ISLAMABAD (Web Desk) – Europe plans to speed up the deportation of tens of thousands of illegal Pakistani migrants in a bid to free up space and resources for refugees with more legitimate asylum requests, Washington Post has reported.
Although Syrians and Afghans make up the bulk of the most recent arrivals, Pakistanis also have been seeking asylum in Europe. They are adding to the strain as Europe struggles to cope with the 760,000 migrants who have arrived this year.
But with Pakistan’s government relatively stable and the danger of Islamist militancy diminishing here, fewer than 20 percent of Pakistanis are granted asylum in Europe if they arrive illegally, according to the European officials said.
During a visit to Islamabad earlier this month, European commissioner for migration, home affairs and citizenship Dimitris Avramopoulos delivered the message in response to the ongoing refugee crisis.
“Pakistanis will not qualify as political refugees,” Avramopoulos said. “Pakistan is under a democratic process. . . . It is not a country where its citizens are persecuted, and great progress has been done by authorities in Pakistan in order to pave a democratic perspective for their country.”
Even before this year’s refugee crisis, about 168,000 illegal Pakistani migrants were ordered to leave countries in the 28-member European Union between 2008 and 2014, according to Eurostat. But lack of enforcement, shortage of flights and bureaucratic delays meant that only 55,750 actually left Europe during that period.
Until Avramopoulos’s visit, it had appeared as though the European Union would face even more hurdles in efforts to repatriate Pakistani citizens.
Last week, Pakistan’s Interior Ministry said Pakistani airlines would no longer cooperate in repatriating deportees.

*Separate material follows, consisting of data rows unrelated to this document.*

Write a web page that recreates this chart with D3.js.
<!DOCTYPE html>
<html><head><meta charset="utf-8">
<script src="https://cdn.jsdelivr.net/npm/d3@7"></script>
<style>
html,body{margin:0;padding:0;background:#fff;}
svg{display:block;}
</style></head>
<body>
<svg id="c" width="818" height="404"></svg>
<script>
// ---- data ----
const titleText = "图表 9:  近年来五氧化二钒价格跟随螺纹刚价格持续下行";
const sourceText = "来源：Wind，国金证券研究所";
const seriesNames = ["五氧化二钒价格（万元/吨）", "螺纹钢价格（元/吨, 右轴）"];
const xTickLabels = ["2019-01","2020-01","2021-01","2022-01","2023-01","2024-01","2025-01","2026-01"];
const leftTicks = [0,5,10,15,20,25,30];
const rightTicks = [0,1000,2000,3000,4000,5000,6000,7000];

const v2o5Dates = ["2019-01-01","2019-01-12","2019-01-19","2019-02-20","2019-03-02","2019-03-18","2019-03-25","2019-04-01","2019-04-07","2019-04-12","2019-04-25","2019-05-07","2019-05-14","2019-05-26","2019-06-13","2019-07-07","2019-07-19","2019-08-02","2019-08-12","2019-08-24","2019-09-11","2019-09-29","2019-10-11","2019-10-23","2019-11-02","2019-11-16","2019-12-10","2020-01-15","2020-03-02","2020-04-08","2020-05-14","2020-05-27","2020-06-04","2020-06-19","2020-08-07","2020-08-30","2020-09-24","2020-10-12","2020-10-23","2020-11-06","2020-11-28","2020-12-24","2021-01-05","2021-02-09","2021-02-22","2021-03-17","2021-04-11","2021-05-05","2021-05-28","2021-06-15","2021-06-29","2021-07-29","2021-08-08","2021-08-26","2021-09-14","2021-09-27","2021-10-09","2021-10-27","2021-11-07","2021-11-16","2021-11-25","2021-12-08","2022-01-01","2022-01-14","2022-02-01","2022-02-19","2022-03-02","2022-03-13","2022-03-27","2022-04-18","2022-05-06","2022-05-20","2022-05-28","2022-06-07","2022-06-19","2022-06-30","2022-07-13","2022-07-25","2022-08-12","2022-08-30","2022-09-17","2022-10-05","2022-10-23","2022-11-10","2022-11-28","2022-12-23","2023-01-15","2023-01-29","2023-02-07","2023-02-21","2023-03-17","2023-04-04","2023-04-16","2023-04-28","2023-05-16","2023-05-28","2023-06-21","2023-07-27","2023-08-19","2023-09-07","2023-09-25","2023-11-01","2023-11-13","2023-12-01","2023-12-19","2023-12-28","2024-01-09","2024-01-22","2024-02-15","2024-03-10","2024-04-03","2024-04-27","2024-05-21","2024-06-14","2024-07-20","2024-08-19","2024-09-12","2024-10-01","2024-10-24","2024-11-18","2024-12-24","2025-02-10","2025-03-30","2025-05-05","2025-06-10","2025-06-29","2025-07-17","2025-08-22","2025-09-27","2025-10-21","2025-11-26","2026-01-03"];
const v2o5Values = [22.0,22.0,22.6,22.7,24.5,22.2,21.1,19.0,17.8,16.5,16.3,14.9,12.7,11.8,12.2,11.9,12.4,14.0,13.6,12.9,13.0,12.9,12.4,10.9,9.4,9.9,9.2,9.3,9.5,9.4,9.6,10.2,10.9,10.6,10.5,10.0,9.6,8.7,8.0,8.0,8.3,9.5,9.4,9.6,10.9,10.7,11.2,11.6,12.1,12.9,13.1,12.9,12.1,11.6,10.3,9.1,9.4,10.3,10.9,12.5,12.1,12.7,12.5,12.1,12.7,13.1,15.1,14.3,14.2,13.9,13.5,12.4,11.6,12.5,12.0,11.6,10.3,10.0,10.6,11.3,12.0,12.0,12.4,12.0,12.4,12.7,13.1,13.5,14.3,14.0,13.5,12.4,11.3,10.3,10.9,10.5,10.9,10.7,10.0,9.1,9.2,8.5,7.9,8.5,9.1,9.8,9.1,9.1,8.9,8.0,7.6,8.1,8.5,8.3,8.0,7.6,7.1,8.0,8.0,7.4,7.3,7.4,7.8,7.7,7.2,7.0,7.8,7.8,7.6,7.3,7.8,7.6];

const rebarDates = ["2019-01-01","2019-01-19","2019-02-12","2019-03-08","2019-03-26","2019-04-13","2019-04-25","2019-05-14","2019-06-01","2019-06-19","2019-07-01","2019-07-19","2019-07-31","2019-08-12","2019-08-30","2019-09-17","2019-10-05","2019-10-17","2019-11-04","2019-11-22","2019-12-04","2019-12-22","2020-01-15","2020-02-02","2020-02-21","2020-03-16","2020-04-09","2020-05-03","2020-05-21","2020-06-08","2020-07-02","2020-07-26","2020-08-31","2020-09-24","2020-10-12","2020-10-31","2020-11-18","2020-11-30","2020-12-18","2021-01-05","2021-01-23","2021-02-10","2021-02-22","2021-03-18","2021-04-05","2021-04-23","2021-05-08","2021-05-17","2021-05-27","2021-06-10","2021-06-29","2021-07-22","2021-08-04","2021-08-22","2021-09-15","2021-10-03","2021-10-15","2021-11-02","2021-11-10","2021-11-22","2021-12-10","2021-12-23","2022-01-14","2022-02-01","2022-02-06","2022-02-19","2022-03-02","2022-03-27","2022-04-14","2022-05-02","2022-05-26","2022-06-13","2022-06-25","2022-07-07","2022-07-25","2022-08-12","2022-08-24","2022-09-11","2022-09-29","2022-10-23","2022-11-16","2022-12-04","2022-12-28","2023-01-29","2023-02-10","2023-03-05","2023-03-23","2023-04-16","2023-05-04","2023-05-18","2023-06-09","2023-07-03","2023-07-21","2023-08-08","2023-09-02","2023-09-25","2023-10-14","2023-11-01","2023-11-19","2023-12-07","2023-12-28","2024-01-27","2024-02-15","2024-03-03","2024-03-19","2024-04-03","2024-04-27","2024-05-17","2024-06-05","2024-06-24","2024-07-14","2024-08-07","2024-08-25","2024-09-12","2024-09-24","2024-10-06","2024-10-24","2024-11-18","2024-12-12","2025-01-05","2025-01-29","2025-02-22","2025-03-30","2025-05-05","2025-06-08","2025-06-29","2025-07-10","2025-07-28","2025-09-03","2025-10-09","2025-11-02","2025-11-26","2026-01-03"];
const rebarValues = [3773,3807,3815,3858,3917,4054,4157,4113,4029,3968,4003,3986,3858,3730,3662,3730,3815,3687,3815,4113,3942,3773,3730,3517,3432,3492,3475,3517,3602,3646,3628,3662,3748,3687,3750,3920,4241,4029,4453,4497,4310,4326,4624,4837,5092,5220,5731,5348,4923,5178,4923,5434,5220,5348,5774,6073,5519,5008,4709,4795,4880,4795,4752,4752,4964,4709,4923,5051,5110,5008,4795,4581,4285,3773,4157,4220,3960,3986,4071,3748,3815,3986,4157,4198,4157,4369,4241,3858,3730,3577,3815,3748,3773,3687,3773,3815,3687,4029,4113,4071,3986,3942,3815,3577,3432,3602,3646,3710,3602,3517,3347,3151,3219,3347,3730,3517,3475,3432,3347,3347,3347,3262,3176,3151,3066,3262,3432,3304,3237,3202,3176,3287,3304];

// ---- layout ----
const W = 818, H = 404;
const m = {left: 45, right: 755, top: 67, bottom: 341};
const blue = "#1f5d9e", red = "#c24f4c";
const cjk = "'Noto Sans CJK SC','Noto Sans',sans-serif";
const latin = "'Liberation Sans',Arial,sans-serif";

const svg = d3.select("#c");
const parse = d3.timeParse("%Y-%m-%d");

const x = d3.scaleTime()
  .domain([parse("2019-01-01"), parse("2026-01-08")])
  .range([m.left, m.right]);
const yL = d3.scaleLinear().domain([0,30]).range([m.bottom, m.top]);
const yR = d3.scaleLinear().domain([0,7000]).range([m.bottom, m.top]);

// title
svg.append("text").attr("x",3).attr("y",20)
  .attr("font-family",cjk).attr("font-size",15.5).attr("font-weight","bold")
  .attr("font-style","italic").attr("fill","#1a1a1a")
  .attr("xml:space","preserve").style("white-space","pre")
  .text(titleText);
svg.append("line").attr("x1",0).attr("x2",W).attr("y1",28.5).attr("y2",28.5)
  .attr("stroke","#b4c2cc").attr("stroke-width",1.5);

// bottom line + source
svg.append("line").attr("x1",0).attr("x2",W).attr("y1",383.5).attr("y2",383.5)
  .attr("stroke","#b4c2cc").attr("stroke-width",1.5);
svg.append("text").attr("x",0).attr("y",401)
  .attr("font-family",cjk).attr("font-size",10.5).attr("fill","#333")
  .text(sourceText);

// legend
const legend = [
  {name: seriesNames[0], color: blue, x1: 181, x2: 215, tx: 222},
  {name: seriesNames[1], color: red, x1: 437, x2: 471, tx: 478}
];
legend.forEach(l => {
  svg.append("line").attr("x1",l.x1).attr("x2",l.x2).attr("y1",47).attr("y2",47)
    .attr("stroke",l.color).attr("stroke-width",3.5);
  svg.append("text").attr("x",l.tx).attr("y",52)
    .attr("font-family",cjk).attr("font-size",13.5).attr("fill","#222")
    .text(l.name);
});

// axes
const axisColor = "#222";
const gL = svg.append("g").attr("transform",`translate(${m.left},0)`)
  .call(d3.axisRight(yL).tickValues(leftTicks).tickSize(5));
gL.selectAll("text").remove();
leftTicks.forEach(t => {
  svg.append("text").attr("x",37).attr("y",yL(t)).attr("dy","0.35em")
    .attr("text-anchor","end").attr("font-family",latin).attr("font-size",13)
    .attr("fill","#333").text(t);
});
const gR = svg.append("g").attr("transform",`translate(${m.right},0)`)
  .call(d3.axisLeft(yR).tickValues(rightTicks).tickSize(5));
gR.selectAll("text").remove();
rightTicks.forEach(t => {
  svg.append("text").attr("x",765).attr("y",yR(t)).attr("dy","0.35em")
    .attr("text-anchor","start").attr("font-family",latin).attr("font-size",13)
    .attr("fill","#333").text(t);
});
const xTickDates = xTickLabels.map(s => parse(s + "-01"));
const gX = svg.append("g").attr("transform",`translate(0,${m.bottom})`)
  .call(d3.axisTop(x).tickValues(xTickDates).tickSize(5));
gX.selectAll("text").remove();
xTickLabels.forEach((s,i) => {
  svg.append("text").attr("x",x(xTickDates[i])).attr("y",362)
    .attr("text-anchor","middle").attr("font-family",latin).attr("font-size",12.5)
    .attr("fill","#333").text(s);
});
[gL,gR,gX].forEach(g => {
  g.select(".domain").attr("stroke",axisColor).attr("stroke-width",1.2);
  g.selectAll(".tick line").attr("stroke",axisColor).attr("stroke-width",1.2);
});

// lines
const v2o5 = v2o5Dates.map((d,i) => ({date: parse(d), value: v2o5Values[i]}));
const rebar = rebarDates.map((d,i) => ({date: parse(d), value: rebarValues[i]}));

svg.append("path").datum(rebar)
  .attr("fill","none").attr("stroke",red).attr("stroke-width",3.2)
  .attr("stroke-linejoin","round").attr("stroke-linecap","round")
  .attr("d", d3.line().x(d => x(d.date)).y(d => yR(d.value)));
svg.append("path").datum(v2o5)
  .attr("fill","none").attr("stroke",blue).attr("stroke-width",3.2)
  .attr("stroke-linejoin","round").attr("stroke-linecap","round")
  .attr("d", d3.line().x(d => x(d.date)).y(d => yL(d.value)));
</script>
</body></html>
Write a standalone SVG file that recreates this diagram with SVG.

Among other complaints, Interior Minister Chaudhry Nisar Ali Khan said the EU states were not confirming the nationalities of those being deported. He also was angry that some Pakistanis were being deported on false suspicions that they had connections to terrorist groups.
“This is tantamount to insulting Pakistanis and humanity,” the minister told reporters last Saturday.
At times, Ch Nisar said, migrants were being flown to Pakistan instead of their home countries. “We cannot accept those Afghans, Bangladeshi, Burmese and Indians as Pakistani citizens who manage to get fake documents by the virtue of a bribe.”
But Avramopoulos’s visit, which included a meeting with Khan, apparently smoothed over that tension. “Both sides agreed that Pakistani deportees would be sent back to Pakistan … under a comprehensive procedure acceptable to both sides,” an Interior Ministry official told Washington Post, conditioning anonymity.
The EU official stressed, however, that the agreement will not affect legal Pakistani migration. European countries admit about 50,000 Pakistanis annually for family reunification, guest-worker programs, higher education and other residency requests. Applications for those positions must be made in Pakistan, Avramopoulos said.